Recently Reading: Us

Tuesday, 25 August 2015

The protagonist in 'Us' by David Nicholls of 'One Day' fame, is a middle-aged, middle class and very, very suburban man. Not the kind of voice I'd usually find particularly interesting, but Nicholls' skill at pulling together a complete character means that this novel about family is genuinely touching and entertaining in the most normal and relatable of ways.

We meet biochemist Douglas Peterson as his wife Connie tells him that after almost 25 years of marriage, she thinks she'd quite like to break up. When their arty and angsty son Albie goes off to uni after the summer she doesn't really see the point in staying together. Except Douglas really, really loves his arty, liberal wife and can't imagine life without her, so that rather scuppers his plans. They had planned a Grand Tour around Europe, taking in all the cultural sights and delicacies of Italy, France and Spain as a family, before Albie heads off to study photography at uni (a bone of contention with Douglas already). Connie decides they should still go ahead with the trip as she hasn't quite made her mind up and Douglas thinks he can use the time to repair the damage done to his relationship with his son and make his wife realise she should stay with him. What could go wrong? A lot, obviously.

Nicholls intercuts the present day possible break up anxiety of Douglas and the awkward moments of their holiday with the love story of Douglas and Connie. These were actually my favourite parts of the book, a look back at how a couple who were and still are so different came to fall in love. Douglas, staid, steady and responsible is instantly enamoured by free sprited, artist Connie; his life of boring dependability a world apart from her bohemian lifestyle of sex, drugs, parties and bad relationship choices. It was so interesting to have the whole relationship told frrom one point of view, although we only ever see Connie through Douglas eyes, we are able to glean so much about her personality through their interactions. While he remains devoted, and I am drawn to Connie's non-conformist personality, the reader can still see her snappy, often self-righteous behaviour in a way that Douglas cannot. Personally, it served as a warning of mismatching relationships (I'm single and looking for meaning everywhere lol)

While 'Us' takes us through the heady days of first falling in love, Douglas' jealousy and insecurity into eventual married life, we see a portrait of family life as it really is. Arguments and selling out for financial security, the loss of a child and of parents. Douglas' narration as a fairly 'normal' guy who just wants to get on with life, for his son to work hard and get a well paid job rather than something arty, for his family to stay together and bumble on and on; it's strangely charming.
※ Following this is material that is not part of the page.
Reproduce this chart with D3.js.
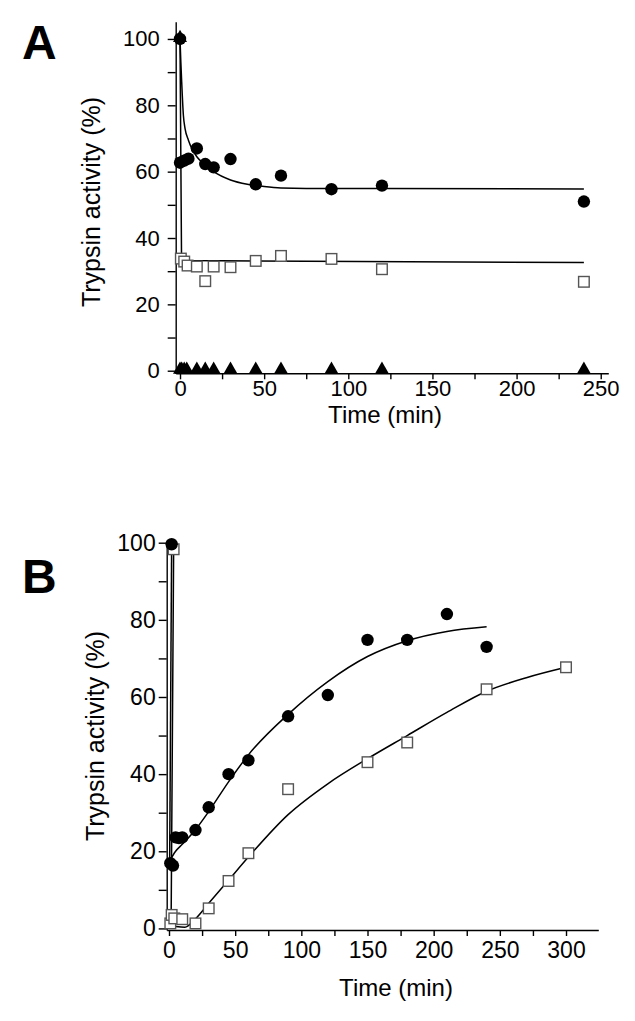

He doesn't like hot food, he can't resist arguing with his son, he is a stickler for rules and regs (there's a hilarious scene where he thinks it's acceptable to demand a recount at a parents quiz at Albie's school. Connie and Albie are mortified; he doesn't clock.) He has turned into his father without meaning to.
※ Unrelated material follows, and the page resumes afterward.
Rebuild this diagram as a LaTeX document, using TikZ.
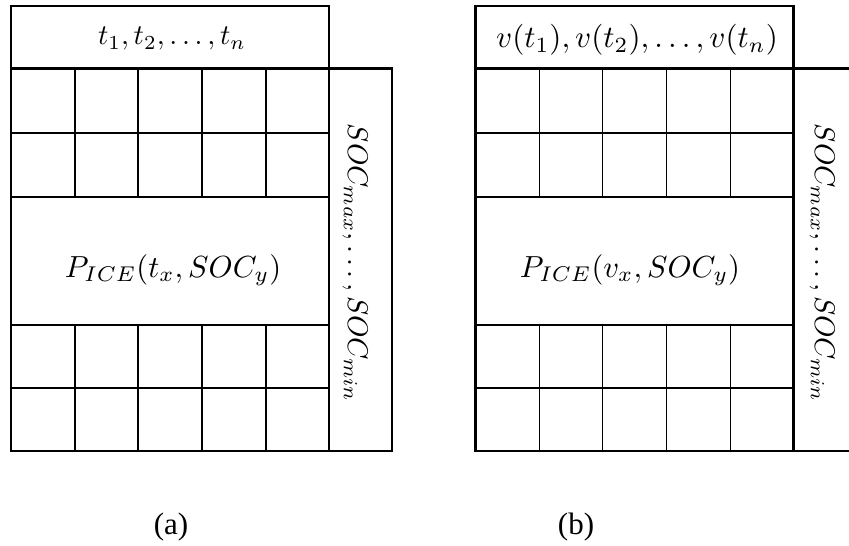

The Grand Tour of course goes tits up and Douglas thinks that he can somehow turn it into salvation for his family. By the end of the book you have grown so fond of Douglas and his nerdy little ways and are hopeful for the couple as he really does love his family. Nicholls then throws in a series of unexpected plot twists and revelations towards the end so expertly you almost fall off the bed but it all ties in perfectly. Some writers do this for shock value and you are left unsatisfied or feel cheated; not so here. It seems it all works out as it should, even if you hadn't expected it.

A sensitive tale of love and family from an ordinary guy.